Optimal anticodes, MSRD codes, and generalized weights in the sum-rank metric

TL;DR

This paper extends bounds and classifications for sum-rank metric codes, introduces generalized weights, and explores their properties and applications in network coding, advancing the theoretical understanding of these codes.

Contribution

It provides a new Anticode Bound for the sum-rank metric, classifies optimal anticodes, and analyzes generalized sum-rank weights, including their relation to MSRD codes.

Findings

Extended Anticode Bound for sum-rank metric

Classified optimal anticodes attaining the bound

Determined generalized weights of MSRD codes

Abstract

Sum-rank metric codes have recently attracted the attention of many researchers, due to their relevance in several applications.
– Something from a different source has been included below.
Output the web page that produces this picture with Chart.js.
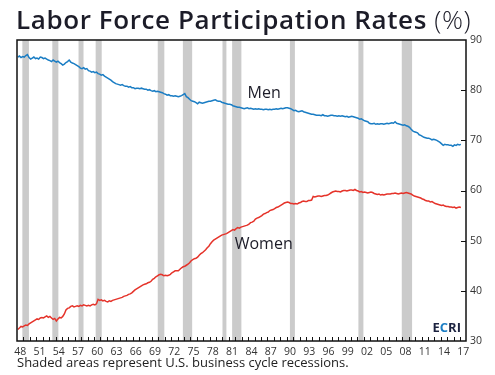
<!DOCTYPE html>
<html>
<head>
<meta charset="utf-8">
<script src="https://cdn.jsdelivr.net/npm/chart.js@4"></script>
<style>
html, body { margin: 0; padding: 0; background: #fff; }
#wrap { position: relative; width: 495px; height: 375px; overflow: hidden; font-family: "Open Sans", sans-serif; }
#title { position: absolute; left: 16px; top: 1px; font-size: 26px; font-weight: 600; letter-spacing: 0.6px; color: #1c1c28; white-space: nowrap; }
#title span { font-weight: 300; }
#note { position: absolute; left: 17px; top: 353px; font-size: 13px; color: #222; white-space: nowrap; }
canvas { position: absolute; left: 0; top: 0; }
</style>
</head>
<body>
<div id="wrap">
  <canvas id="chart" width="495" height="375"></canvas>
  <div id="title">Labor Force Participation Rates <span>(%)</span></div>
  <div id="note">Shaded areas represent U.S. business cycle recessions.</div>
</div>
<script>
// quarterly values, starting 1948 Q1
var startYear = 1948;

var men = [
  86.6, 86.8, 86.5, 86.7,  86.6, 86.9, 87.1, 86.5,  86.2, 86.4, 86.6, 86.3,  86.4, 86.2, 86.6, 86.5,
  86.3, 86.4, 86.2, 86.0,  85.9, 85.7, 86.0, 85.8,  85.6, 85.8, 85.5, 85.3,  85.0, 85.2, 85.5, 85.7,
  86.0, 85.6, 85.4, 85.3,  85.1, 84.9, 84.7, 84.4,  84.3, 84.5, 84.2, 84.3,  83.9, 83.8, 83.6, 83.7,
  83.5, 83.6, 83.3, 83.2,  83.0, 83.1, 82.8, 82.6,  82.4, 82.2, 82.0, 81.7,  81.5, 81.3, 81.2, 81.1,
  81.0, 81.1, 80.9, 80.8,  80.8, 80.6, 80.7, 80.5,  80.5, 80.3, 80.4, 80.4,  80.3, 80.4, 80.3, 80.2,
  80.2, 80.0, 80.1, 79.9,  79.8, 79.9, 79.7, 79.8,  79.7, 79.6, 79.5, 79.3,  79.2, 79.0, 79.1, 78.9,
  78.9, 78.8, 78.9, 78.8,  78.7, 78.8, 78.9, 79.1,  79.3, 78.7, 78.5, 78.2,  77.9, 77.8, 77.7, 77.5,
  77.3, 77.6, 77.5, 77.4,  77.5, 77.6, 77.7, 77.8,  77.8, 77.9, 78.0, 78.1,  77.9, 77.8, 77.8, 77.6,
  77.5, 77.4, 77.3, 77.2,  77.2, 77.1, 76.9, 76.8,  76.7, 76.6, 76.6, 76.5,  76.4, 76.3, 76.4, 76.5,
  76.3, 76.4, 76.3, 76.2,  76.3, 76.2, 76.3, 76.2,  76.2, 76.1, 76.2, 76.2,  76.1, 76.2, 76.1, 76.2,
  76.2, 76.3, 76.2, 76.3,  76.4, 76.3, 76.4, 76.5,  76.5, 76.4, 76.3, 76.1,  75.9, 76.0, 75.8, 75.7,
  75.8, 75.9, 75.7, 75.6,  75.5, 75.4, 75.3, 75.2,  75.2, 75.1, 75.0, 75.0,  75.0, 74.9, 75.1, 74.9,
  74.9, 74.8, 74.9, 75.0,  75.0, 74.9, 74.9, 74.8,  74.9, 74.8, 74.9, 74.8,  74.7, 74.8, 74.6, 74.7,
  74.8, 74.7, 74.6, 74.5,  74.4, 74.2, 74.3, 74.1,  73.9, 73.8, 73.7, 73.4,  73.3, 73.3, 73.4, 73.2,
  73.3, 73.2, 73.3, 73.3,  73.2, 73.3, 73.4, 73.3,  73.4, 73.5, 73.4, 73.7,  73.4, 73.3, 73.2, 73.1,
  73.0, 73.1, 72.9, 72.8,  72.6, 72.2, 71.9, 71.7,  71.6, 71.5, 71.1, 71.0,  70.8, 70.6, 70.5, 70.4,
  70.4, 70.3, 70.1, 70.2,  70.1, 70.0, 69.8, 69.6,  69.3, 69.0, 69.2, 69.1,  69.1, 69.0, 69.0, 68.8,
  69.1, 69.0, 69.2, 69.1,  69.2
];

var women = [
  32.3, 32.6, 32.9, 32.8,  33.0, 33.2, 33.1, 33.4,  33.6, 33.8, 34.0, 34.2,  34.4, 34.3, 34.6, 34.7,
  34.6, 34.8, 35.0, 34.7,  34.9, 34.6, 34.3, 34.5,  34.0, 34.4, 34.7, 34.6,  34.9, 35.4, 36.2, 36.5,
  36.6, 36.9, 37.0, 36.8,  36.9, 37.0, 36.9, 37.1,  37.0, 37.2, 37.1, 37.0,  37.1, 37.0, 37.2, 37.3,
  37.2, 37.4, 38.3, 38.1,  38.2, 38.0, 38.1, 37.9,  37.8, 38.0, 37.9, 38.1,  38.2, 38.3, 38.4, 38.5,
  38.6, 38.7, 38.9, 39.0,  39.1, 39.3, 39.4, 39.6,  39.9, 40.2, 40.4, 40.6,  40.8, 41.0, 41.2, 41.3,
  41.4, 41.6, 41.7, 41.9,  42.3, 42.5, 42.8, 43.0,  43.2, 43.3, 43.2, 43.0,  43.1, 43.0, 43.1, 43.3,
  43.6, 43.8, 44.0, 44.0,  44.0, 44.3, 44.6, 44.8,  44.9, 45.1, 45.3, 45.6,  46.0, 46.2, 46.4, 46.5,
  46.7, 47.1, 47.4, 47.6,  47.9, 48.2, 48.6, 48.9,  49.4, 49.8, 50.1, 50.3,  50.5, 50.7, 50.9, 51.1,
  51.2, 51.3, 51.4, 51.6,  51.8, 52.0, 52.2, 52.1,  52.4, 52.6, 52.5, 52.7,  52.8, 52.9, 53.0, 53.1,
  53.3, 53.6, 53.7, 53.9,  54.3, 54.5, 54.6, 54.8,  55.0, 55.3, 55.4, 55.6,  55.7, 56.0, 56.1, 56.2,
  56.4, 56.6, 56.7, 56.9,  57.1, 57.3, 57.5, 57.6,  57.7, 57.6, 57.4, 57.4,  57.3, 57.4, 57.3, 57.5,
  57.6, 57.8, 57.9, 57.8,  57.8, 58.0, 58.0, 58.1,  58.8, 58.7, 58.8, 58.9,  58.9, 58.8, 58.9, 59.0,
  59.0, 59.1, 59.3, 59.5,  59.7, 59.8, 59.9, 59.8,  59.8, 59.7, 59.9, 60.0,  60.0, 59.9, 60.0, 60.1,
  60.1, 60.0, 60.2, 60.0,  59.9, 59.7, 59.8, 59.6,  59.7, 59.6, 59.5, 59.6,  59.7, 59.6, 59.4, 59.3,
  59.2, 59.3, 59.1, 59.2,  59.1, 59.2, 59.3, 59.3,  59.3, 59.4, 59.4, 59.5,  59.4, 59.3, 59.4, 59.5,
  59.4, 59.5, 59.6, 59.5,  59.4, 59.3, 59.1, 58.9,  58.8, 58.7, 58.6, 58.5,  58.3, 58.2, 58.0, 57.9,
  57.9, 57.7, 57.8, 57.6,  57.4, 57.3, 57.2, 57.1,  57.0, 57.1, 56.9, 56.8,  56.8, 56.7, 56.7, 56.6,
  56.7, 56.5, 56.6, 56.7,  56.6
];

// NBER recessions, peak month to trough month
var recessionStarts = ['1948-11', '1953-07', '1957-08', '1960-04', '1969-12', '1973-11', '1980-01', '1981-07', '1990-07', '2001-03', '2007-12'];
var recessionEnds   = ['1949-10', '1954-05', '1958-04', '1961-02', '1970-11', '1975-03', '1980-07', '1982-11', '1991-03', '2001-11', '2009-06'];

// x axis labels every 3 years
var labelYears = [];
for (var y = 1948; y <= 2017; y += 3) labelYears.push(y);

function toPoints(arr) {
  return arr.map(function (v, i) { return { x: startYear + i / 4 + 0.125, y: v }; });
}
function monthToYear(s, endOfMonth) {
  var p = s.split('-');
  return +p[0] + (+p[1] - 1 + (endOfMonth ? 1.3 : 0)) / 12;
}

var recessionShade = {
  id: 'recessionShade',
  beforeDatasetsDraw: function (chart) {
    var ctx = chart.ctx, area = chart.chartArea, xs = chart.scales.x;
    ctx.save();
    ctx.fillStyle = '#cbcbcb';
    for (var i = 0; i < recessionStarts.length; i++) {
      var x0 = xs.getPixelForValue(monthToYear(recessionStarts[i], false));
      var x1 = xs.getPixelForValue(monthToYear(recessionEnds[i], true));
      ctx.fillRect(x0, area.top, x1 - x0, area.bottom - area.top);
    }
    ctx.restore();
  }
};

var frame = {
  id: 'frame',
  afterDatasetsDraw: function (chart) {
    var ctx = chart.ctx, a = chart.chartArea, xs = chart.scales.x, ys = chart.scales.y;
    ctx.save();
    ctx.strokeStyle = '#111';
    ctx.lineWidth = 1;
    ctx.beginPath();
    // yearly ticks along the bottom, inward
    for (var yr = 1949; yr <= 2017; yr++) {
      var px = Math.round(xs.getPixelForValue(yr)) + 0.5;
      ctx.moveTo(px, a.bottom);
      ctx.lineTo(px, a.bottom - 4);
    }
    // value ticks on the right, inward
    for (var v = 40; v <= 80; v += 10) {
      var py = Math.round(ys.getPixelForValue(v)) + 0.5;
      ctx.moveTo(a.right, py);
      ctx.lineTo(a.right - 5, py);
    }
    ctx.stroke();
    ctx.lineWidth = 1.5;
    ctx.strokeRect(a.left, a.top, a.right - a.left, a.bottom - a.top);

    // series names
    ctx.fillStyle = '#1c1c28';
    ctx.font = '500 16px "Open Sans"';
    ctx.textBaseline = 'middle';
    ctx.fillText('Men', xs.getPixelForValue(1983.9), ys.getPixelForValue(79.4));
    ctx.fillText('Women', xs.getPixelForValue(1981.9), ys.getPixelForValue(49.2));

    // ECRI mark
    ctx.font = 'bold 13px "Open Sans"';
    ctx.textBaseline = 'alphabetic';
    var bx = a.right - 5, by = a.bottom - 9;
    var wE = ctx.measureText('E').width, wC = ctx.measureText('C').width, wRI = ctx.measureText('RI').width;
    var sx = bx - wE - wC - wRI;
    ctx.fillStyle = '#1c2340';
    ctx.fillText('E', sx, by);
    ctx.fillStyle = '#1a7dc4';
    ctx.fillText('C', sx + wE, by);
    ctx.fillStyle = '#1c2340';
    ctx.fillText('RI', sx + wE + wC, by);
    ctx.restore();
  }
};

var ctx = document.getElementById('chart').getContext('2d');
new Chart(ctx, {
  type: 'line',
  data: {
    datasets: [
      {
        label: 'Men',
        data: toPoints(men),
        borderColor: '#1a7dc4',
        borderWidth: 1.5,
        pointRadius: 0,
        tension: 0
      },
      {
        label: 'Women',
        data: toPoints(women),
        borderColor: '#e5332a',
        borderWidth: 1.5,
        pointRadius: 0,
        tension: 0
      }
    ]
  },
  options: {
    responsive: false,
    animation: false,
    layout: { padding: { left: 17, top: 40, right: 0, bottom: 14 } },
    plugins: {
      legend: { display: false },
      tooltip: { enabled: false }
    },
    scales: {
      x: {
        type: 'linear',
        min: 1948,
        max: 2017.92,
        grid: { display: false, drawTicks: false },
        border: { display: false },
        afterBuildTicks: function (scale) {
          scale.ticks = labelYears.map(function (y) { return { value: y + 0.5 }; });
        },
        afterFit: function (scale) { scale.height = 20; },
        ticks: {
          autoSkip: false,
          maxRotation: 0,
          padding: 5,
          color: '#333',
          font: { family: 'Open Sans', size: 10.5 },
          callback: function (value) {
            var yy = Math.floor(value) % 100;
            return (yy < 10 ? '0' : '') + yy;
          }
        }
      },
      y: {
        position: 'right',
        min: 30,
        max: 90,
        grid: { display: false, drawTicks: false },
        border: { display: false },
        afterFit: function (scale) { scale.width = 29; },
        ticks: {
          stepSize: 10,
          padding: 4,
          color: '#333',
          font: { family: 'Open Sans', size: 10.5 }
        }
      }
    }
  },
  plugins: [recessionShade, frame]
});
</script>
</body>
</html>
Mathematically, the sum-rank metric is a natural generalization of both the Hamming metric and the rank metric. In this paper, we provide an Anticode Bound for the sum-rank metric, which extends the corresponding Hamming and rank-metric Anticode bounds. We classify then optimal anticodes, i.e., codes attaining the sum-rank metric Anticode Bound. We use these optimal anticodes to define generalized sum-rank weights and we study their main properties. In particular, we prove that the generalized weights of an MSRD code are determined by its parameters. As an application, in the Appendix we explain how generalized weights measure information leakage in multishot network coding.